Boris Tschitschibabin (1923–1994) sei der größte aller Charkiwer Dichter, konnte man beispielsweise in der «Neuen Zürcher Zeitung» lesen, zweifellos ist er einer der großen Dichter der zweiten Hälfte des 20. Jahrhunderts. Doch der Schriftsteller, der Zeit seines Lebens in Charkiw gelebt hat, wird heute in den Hintergrund gedrängt. Weil er auf Russisch geschrieben hat, wollen die ukrainischen Behörden, die weiterhin sein Museum finanzieren und eine nach ihm benannte Straße in Charkiw dulden, von ihm nichts mehr wissen. Dabei hatte der Schriftsteller, der mit bekannten Dissidenten und Schriftstellern wie Jewgeni Jewtuschenko und Bulat Okudschawa befreundet war, schon in der Sowjetunion Schwierigkeiten mit den Behörden. Unter Stalin war er fünf Jahre im Lager, viele seiner Werke fielen der Zensur zum Opfer.
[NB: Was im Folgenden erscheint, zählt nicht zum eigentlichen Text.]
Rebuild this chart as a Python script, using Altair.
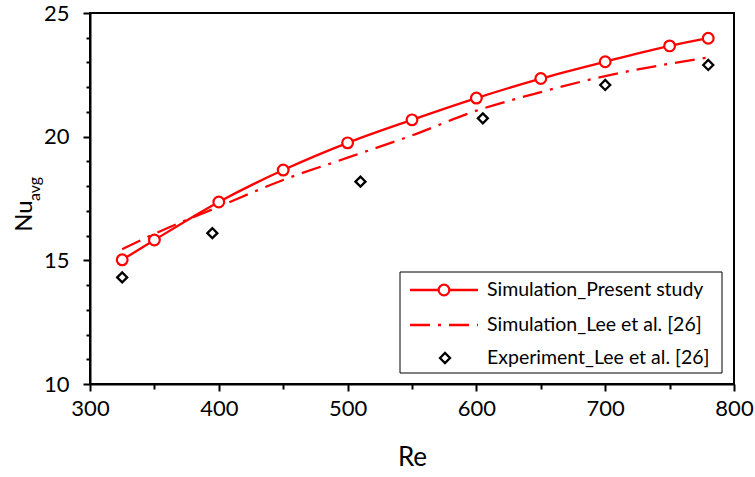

Wer über den Haupteingang des «Kommunalen Zentrums für Kulturinitiativen» zum Tschitschibabin-Museum im zweiten Stock will, sieht eine Wand von Einschlägen übersät, Spuren der russischen Luftangriffe. Aus den teilweise mit Brettern verschlagenen Fenstern ragen weiße Sandsäcke. Gegenüber auf der anderen Straßenseite hatte vor dem Krieg die deutsche Honorarkonsulin residiert. Eine Tafel wies darauf hin, dass Boris Tschitschibabin in diesem Gebäude gearbeitet hat. Es gibt sie noch, aber verhüllt von einem schwarzen Tuch, weil sie in russischer Sprache gehalten ist. Verboten sind russischsprachige Hinweisschilder in der Ukraine nicht. Doch wer ein derartiges Schild hängen hat, ist laut ukrainischem Sprachengesetz verpflichtet, ein weiteres Schild in der gleichen Größe und Qualität daneben zu montieren. Nur: das Tschitschibabin-Museum hat hierfür nicht das notwendige Geld.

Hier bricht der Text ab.